AIM OF THE TASK: Leave out the pictures and transcribe everything else exactly.

RECORDS SUPPLIED:
* * * * * * * * *

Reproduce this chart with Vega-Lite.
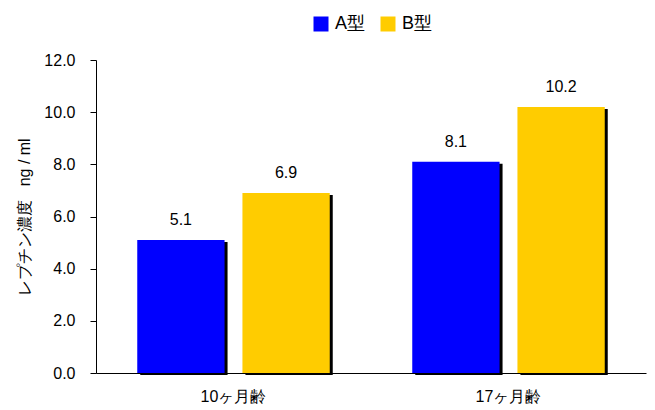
{
  "$schema": "https://vega.github.io/schema/vega-lite/v6.json",
  "autosize": "none",
  "width": 550,
  "height": 313,
  "padding": {"left": 96, "top": 60, "right": 9, "bottom": 37},
  "background": "white",
  "config": {
    "font": "Liberation Sans",
    "view": {"stroke": null},
    "axis": {
      "labelFontSize": 16, "labelColor": "black",
      "titleFontSize": 16, "titleFontWeight": "normal", "titleColor": "black",
      "domainColor": "black", "tickColor": "black", "grid": false
    },
    "legend": {"labelFontSize": 18, "labelColor": "black"}
  },
  "data": {
    "values": [
      {"age": "10ヶ月齢", "type": "A型", "value": 5.1},
      {"age": "10ヶ月齢", "type": "B型", "value": 6.9},
      {"age": "17ヶ月齢", "type": "A型", "value": 8.1},
      {"age": "17ヶ月齢", "type": "B型", "value": 10.2}
    ]
  },
  "encoding": {
    "x": {
      "field": "age", "type": "nominal",
      "scale": {"paddingInner": 0.3, "paddingOuter": 0.15},
      "axis": {"title": null, "labelAngle": 0, "ticks": false, "labelPadding": 15}
    },
    "y": {
      "field": "value", "type": "quantitative",
      "scale": {"domain": [0, 12], "nice": false},
      "axis": {
        "title": "レプチン濃度\u00a0\u00a0\u00a0ng / ml", "titlePadding": 11,
        "values": [0, 2, 4, 6, 8, 10, 12], "format": ".1f",
        "labelPadding": 15, "tickSize": 6
      }
    }
  },
  "layer": [
    {
      "mark": {"type": "bar", "color": "black", "yOffset": 2},
      "encoding": {
        "xOffset": {
          "field": "type", "type": "nominal",
          "scale": {"paddingInner": 0.17, "paddingOuter": 0, "range": [3, 195.5]}
        }
      }
    },
    {
      "encoding": {
        "xOffset": {
          "field": "type", "type": "nominal",
          "scale": {"paddingInner": 0.17, "paddingOuter": 0}
        }
      },
      "layer": [
        {
          "mark": {"type": "bar"},
          "encoding": {
            "color": {
              "field": "type", "type": "nominal",
              "scale": {"domain": ["A型", "B型"], "range": ["#0000FF", "#FFCC00"]},
              "legend": {
                "title": null, "orient": "none", "legendX": 216, "legendY": -45,
                "direction": "horizontal", "symbolType": "square", "symbolSize": 225,
                "symbolStrokeWidth": 0, "symbolOpacity": 1,
                "labelOffset": 5, "columnPadding": 13
              }
            }
          }
        },
        {
          "mark": {"type": "text", "baseline": "alphabetic", "dy": -15, "fontSize": 16, "color": "black"},
          "encoding": {
            "text": {"field": "value", "type": "quantitative", "format": ".1f"}
          }
        }
      ]
    }
  ],
  "resolve": {"scale": {"xOffset": "independent"}}
}
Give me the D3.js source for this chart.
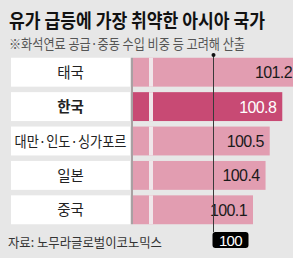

* * * * * * * * *

FINAL RESULT:
Reproduce this chart with Vega-Lite.
{
  "$schema": "https://vega.github.io/schema/vega-lite/v6.json",
  "autosize": "none",
  "width": 550,
  "height": 313,
  "padding": {"left": 96, "top": 60, "right": 9, "bottom": 37},
  "background": "white",
  "config": {
    "font": "Liberation Sans",
    "view": {"stroke": null},
    "axis": {
      "labelFontSize": 16, "labelColor": "black",
      "titleFontSize": 16, "titleFontWeight": "normal", "titleColor": "black",
      "domainColor": "black", "tickColor": "black", "grid": false
    },
    "legend": {"labelFontSize": 18, "labelColor": "black"}
  },
  "data": {
    "values": [
      {"age": "10ヶ月齢", "type": "A型", "value": 5.1},
      {"age": "10ヶ月齢", "type": "B型", "value": 6.9},
      {"age": "17ヶ月齢", "type": "A型", "value": 8.1},
      {"age": "17ヶ月齢", "type": "B型", "value": 10.2}
    ]
  },
  "encoding": {
    "x": {
      "field": "age", "type": "nominal",
      "scale": {"paddingInner": 0.3, "paddingOuter": 0.15},
      "axis": {"title": null, "labelAngle": 0, "ticks": false, "labelPadding": 15}
    },
    "y": {
      "field": "value", "type": "quantitative",
      "scale": {"domain": [0, 12], "nice": false},
      "axis": {
        "title": "レプチン濃度\u00a0\u00a0\u00a0ng / ml", "titlePadding": 11,
        "values": [0, 2, 4, 6, 8, 10, 12], "format": ".1f",
        "labelPadding": 15, "tickSize": 6
      }
    }
  },
  "layer": [
    {
      "mark": {"type": "bar", "color": "black", "yOffset": 2},
      "encoding": {
        "xOffset": {
          "field": "type", "type": "nominal",
          "scale": {"paddingInner": 0.17, "paddingOuter": 0, "range": [3, 195.5]}
        }
      }
    },
    {
      "encoding": {
        "xOffset": {
          "field": "type", "type": "nominal",
          "scale": {"paddingInner": 0.17, "paddingOuter": 0}
        }
      },
      "layer": [
        {
          "mark": {"type": "bar"},
          "encoding": {
            "color": {
              "field": "type", "type": "nominal",
              "scale": {"domain": ["A型", "B型"], "range": ["#0000FF", "#FFCC00"]},
              "legend": {
                "title": null, "orient": "none", "legendX": 216, "legendY": -45,
                "direction": "horizontal", "symbolType": "square", "symbolSize": 225,
                "symbolStrokeWidth": 0, "symbolOpacity": 1,
                "labelOffset": 5, "columnPadding": 13
              }
            }
          }
        },
        {
          "mark": {"type": "text", "baseline": "alphabetic", "dy": -15, "fontSize": 16, "color": "black"},
          "encoding": {
            "text": {"field": "value", "type": "quantitative", "format": ".1f"}
          }
        }
      ]
    }
  ],
  "resolve": {"scale": {"xOffset": "independent"}}
}
Give me the D3.js source for this chart.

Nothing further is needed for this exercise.